Data>

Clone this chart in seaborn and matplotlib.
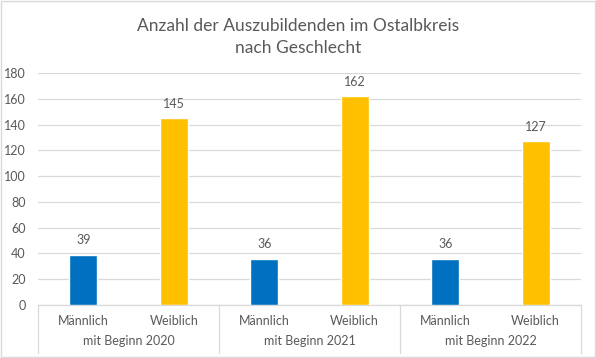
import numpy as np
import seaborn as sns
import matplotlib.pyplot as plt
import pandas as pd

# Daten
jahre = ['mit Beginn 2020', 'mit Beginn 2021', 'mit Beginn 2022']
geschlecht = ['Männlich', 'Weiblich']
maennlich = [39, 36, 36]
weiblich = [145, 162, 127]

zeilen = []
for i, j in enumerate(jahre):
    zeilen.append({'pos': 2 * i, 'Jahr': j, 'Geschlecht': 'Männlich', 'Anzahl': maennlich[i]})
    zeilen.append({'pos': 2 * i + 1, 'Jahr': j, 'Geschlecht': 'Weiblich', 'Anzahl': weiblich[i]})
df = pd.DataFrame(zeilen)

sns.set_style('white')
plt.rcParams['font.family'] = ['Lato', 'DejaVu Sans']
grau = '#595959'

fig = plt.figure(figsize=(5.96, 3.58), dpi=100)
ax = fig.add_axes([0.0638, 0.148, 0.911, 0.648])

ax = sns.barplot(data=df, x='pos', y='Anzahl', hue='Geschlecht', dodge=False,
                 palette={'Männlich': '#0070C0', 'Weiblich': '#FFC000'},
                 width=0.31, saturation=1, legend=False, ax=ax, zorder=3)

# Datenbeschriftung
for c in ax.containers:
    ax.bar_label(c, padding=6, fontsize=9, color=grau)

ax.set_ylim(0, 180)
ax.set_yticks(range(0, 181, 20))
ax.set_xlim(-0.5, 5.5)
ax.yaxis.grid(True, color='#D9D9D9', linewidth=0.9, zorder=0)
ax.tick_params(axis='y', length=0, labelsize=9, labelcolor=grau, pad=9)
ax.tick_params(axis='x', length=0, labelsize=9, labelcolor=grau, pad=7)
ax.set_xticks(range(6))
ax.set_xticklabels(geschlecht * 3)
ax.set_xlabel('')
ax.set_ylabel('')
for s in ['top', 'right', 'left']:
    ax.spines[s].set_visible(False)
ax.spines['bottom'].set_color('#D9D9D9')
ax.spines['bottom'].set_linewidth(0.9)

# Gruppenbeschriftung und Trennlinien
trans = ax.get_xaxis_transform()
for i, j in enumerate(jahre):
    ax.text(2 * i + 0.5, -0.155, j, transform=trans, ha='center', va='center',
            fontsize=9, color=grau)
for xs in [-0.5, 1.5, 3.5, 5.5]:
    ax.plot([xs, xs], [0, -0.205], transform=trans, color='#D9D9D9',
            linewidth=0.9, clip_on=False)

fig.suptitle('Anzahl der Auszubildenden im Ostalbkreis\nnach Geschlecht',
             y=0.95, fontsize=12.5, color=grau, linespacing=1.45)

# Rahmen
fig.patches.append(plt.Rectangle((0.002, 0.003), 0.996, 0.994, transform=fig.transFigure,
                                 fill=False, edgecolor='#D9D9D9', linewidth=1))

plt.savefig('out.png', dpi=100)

Exercise description> Leave the pictures out and reproduce exactly the lines from the top of the listing above through the line with "weiblich = [145, 162, 127]".

Task solution>
Clone this chart in seaborn and matplotlib.
import numpy as np
import seaborn as sns
import matplotlib.pyplot as plt
import pandas as pd

# Daten
jahre = ['mit Beginn 2020', 'mit Beginn 2021', 'mit Beginn 2022']
geschlecht = ['Männlich', 'Weiblich']
maennlich = [39, 36, 36]
weiblich = [145, 162, 127]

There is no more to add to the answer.